Twenty minutes after running 17:13.04 to repeat as individual champion, junior Marissa Williams was walking one of the PaliHi assistant coach’s pet boxer Trinidad on a leash. Her race wasn’t a walk in the park, but she still won by over one minute and is looking forward to Saturday’s state meet.
“Coach’s advice was simple: run your hardest and when you see a green [Granada Hills] jersey, pass it,” said Williams, who warmed up listening to Nirvana’s “Smells Like Teen Spirit” on her iPhone. “It’s better than radio Disney,” she joked.
Williams broke the City record at Pierce at league finals last fall and set the new finals record of 16:48.41 two weeks later as the girls took second place.
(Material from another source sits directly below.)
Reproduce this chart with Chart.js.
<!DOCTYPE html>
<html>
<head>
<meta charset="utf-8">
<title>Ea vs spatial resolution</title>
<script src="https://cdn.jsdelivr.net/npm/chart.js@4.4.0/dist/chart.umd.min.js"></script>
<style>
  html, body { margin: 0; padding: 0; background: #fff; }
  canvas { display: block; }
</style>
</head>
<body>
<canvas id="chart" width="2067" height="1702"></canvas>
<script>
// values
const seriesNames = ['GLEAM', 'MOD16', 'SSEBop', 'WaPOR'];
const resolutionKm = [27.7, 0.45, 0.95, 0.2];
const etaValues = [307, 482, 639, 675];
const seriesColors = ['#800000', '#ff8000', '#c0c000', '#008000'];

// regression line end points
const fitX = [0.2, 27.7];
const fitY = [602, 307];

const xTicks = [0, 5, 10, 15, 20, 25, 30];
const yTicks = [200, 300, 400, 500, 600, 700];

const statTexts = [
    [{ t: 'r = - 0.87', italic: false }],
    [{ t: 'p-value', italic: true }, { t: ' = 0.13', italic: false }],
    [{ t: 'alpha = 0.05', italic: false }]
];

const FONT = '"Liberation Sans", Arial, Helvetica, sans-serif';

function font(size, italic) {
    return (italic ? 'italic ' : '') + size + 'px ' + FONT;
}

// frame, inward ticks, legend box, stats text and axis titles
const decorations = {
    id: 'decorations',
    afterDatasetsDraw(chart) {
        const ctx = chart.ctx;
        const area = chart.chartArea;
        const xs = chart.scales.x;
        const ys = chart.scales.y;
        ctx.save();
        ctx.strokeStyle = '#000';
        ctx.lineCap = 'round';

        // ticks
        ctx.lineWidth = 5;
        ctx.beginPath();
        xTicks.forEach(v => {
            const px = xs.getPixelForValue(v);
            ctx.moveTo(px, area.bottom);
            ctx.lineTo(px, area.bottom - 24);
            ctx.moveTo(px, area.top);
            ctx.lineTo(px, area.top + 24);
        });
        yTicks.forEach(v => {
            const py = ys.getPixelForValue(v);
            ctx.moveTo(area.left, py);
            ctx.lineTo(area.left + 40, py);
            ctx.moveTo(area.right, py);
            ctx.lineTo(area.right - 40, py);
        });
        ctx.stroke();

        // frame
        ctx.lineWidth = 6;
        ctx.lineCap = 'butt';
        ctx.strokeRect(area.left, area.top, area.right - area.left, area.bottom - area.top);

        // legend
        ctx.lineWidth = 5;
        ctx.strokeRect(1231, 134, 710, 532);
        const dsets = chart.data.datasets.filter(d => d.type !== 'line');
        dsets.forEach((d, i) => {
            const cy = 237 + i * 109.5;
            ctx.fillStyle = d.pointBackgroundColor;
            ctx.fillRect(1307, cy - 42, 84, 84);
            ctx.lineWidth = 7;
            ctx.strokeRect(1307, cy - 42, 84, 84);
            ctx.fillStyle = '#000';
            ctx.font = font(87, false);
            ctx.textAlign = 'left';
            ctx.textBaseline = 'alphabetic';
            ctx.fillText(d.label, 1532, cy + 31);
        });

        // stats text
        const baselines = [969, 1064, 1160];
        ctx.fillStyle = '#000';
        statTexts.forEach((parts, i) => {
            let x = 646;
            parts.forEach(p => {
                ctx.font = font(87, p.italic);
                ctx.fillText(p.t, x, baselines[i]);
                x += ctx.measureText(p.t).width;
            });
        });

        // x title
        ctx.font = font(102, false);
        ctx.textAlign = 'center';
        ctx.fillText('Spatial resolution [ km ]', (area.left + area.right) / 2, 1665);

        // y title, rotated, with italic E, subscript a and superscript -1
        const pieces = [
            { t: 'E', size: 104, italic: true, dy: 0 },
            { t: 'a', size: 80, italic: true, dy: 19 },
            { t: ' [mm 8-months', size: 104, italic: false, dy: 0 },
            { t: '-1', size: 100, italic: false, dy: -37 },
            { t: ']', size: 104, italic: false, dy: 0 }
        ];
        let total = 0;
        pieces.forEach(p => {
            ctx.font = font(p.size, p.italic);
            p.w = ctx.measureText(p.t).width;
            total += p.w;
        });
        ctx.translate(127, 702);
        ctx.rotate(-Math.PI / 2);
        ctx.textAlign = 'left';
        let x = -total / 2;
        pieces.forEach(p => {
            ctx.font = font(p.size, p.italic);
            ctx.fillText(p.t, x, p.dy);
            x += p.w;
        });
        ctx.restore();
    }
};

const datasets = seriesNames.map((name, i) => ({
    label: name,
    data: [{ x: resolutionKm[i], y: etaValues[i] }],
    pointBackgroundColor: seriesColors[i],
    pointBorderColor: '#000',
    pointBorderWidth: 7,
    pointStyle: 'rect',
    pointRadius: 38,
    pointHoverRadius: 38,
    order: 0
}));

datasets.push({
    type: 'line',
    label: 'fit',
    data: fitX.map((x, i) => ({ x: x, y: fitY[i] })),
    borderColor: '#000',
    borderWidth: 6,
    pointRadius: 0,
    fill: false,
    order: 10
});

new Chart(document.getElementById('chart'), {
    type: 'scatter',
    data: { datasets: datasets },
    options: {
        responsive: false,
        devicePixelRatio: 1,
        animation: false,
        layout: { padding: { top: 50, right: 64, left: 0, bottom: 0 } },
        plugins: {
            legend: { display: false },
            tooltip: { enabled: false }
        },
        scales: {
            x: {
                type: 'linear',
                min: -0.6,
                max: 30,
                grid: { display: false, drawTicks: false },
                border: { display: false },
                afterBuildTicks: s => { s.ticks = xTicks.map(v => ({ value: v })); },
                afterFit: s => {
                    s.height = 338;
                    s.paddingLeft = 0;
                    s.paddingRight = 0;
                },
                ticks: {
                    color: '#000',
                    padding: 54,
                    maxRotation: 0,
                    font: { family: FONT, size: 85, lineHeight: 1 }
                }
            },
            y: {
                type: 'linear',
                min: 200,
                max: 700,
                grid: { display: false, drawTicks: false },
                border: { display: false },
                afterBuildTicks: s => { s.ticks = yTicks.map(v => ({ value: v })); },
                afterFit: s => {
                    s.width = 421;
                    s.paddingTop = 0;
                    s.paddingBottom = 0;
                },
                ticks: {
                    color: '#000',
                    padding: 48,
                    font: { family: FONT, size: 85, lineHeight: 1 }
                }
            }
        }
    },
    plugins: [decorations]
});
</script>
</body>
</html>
This time, freshmen Chelsea Levi and JJ Wittbrodt came through the chute together in 19:31 and junior Hannah De Silva was right behind them in 16th place. Elizabeth Goodman placed 24th overall while senior captain Mackenzie Gray was the Dolphins’ seventh runner.
“I didn’t want to believe we’d won it until we knew for sure,” Gray said. “Coach Bob [Macias] came over and said ‘You guys did it’ and started crying so we did a team hug. It was kind of cute.”
Macias pointed to consistency and guts as the keys to victory and thinks his girls can finish in the top 12-10 range at state. As for the boys, who finished sixth with 135 points, Macias believes the Dolphins are a year away from contending.
“First I heard we won by six points, then I heard we were tied 57-57 and then finally I heard the correct score,” Macias said. “I almost had a heart attack. Marissa was going to do her thing but everyone else had to break up the other teams’ runners and they did. The boys will be knocking on the door next season.”
Senior Menelik Dagnachew was 11th in a personal-best 15:49 at Pierce and junior Shane Brouwer was 22nd in 16:25. San Pedro’s Steve Correa won in 15:21.
“I had no idea what I was running until the last 100 meters and I saw the time,” said Dagnachew, who lowered his prelims time by a whopping 66 seconds and just missed the cut-off for a state berth.
Palisades freshman Jakob Pollack was runner-up in the frosh/soph boys race in 16:47; sophomore Danny Vasquez was third in the boys JV division; Maddie Frick was eighth in the girls JV race and Shannon Lee won the girls’ frosh/soph race — all signs that the program’s future is bright.
“I’m more happy about the team winning,” Williams said. “We got third my freshman year and second last year so it’s cool to win it and go 3-2-1.”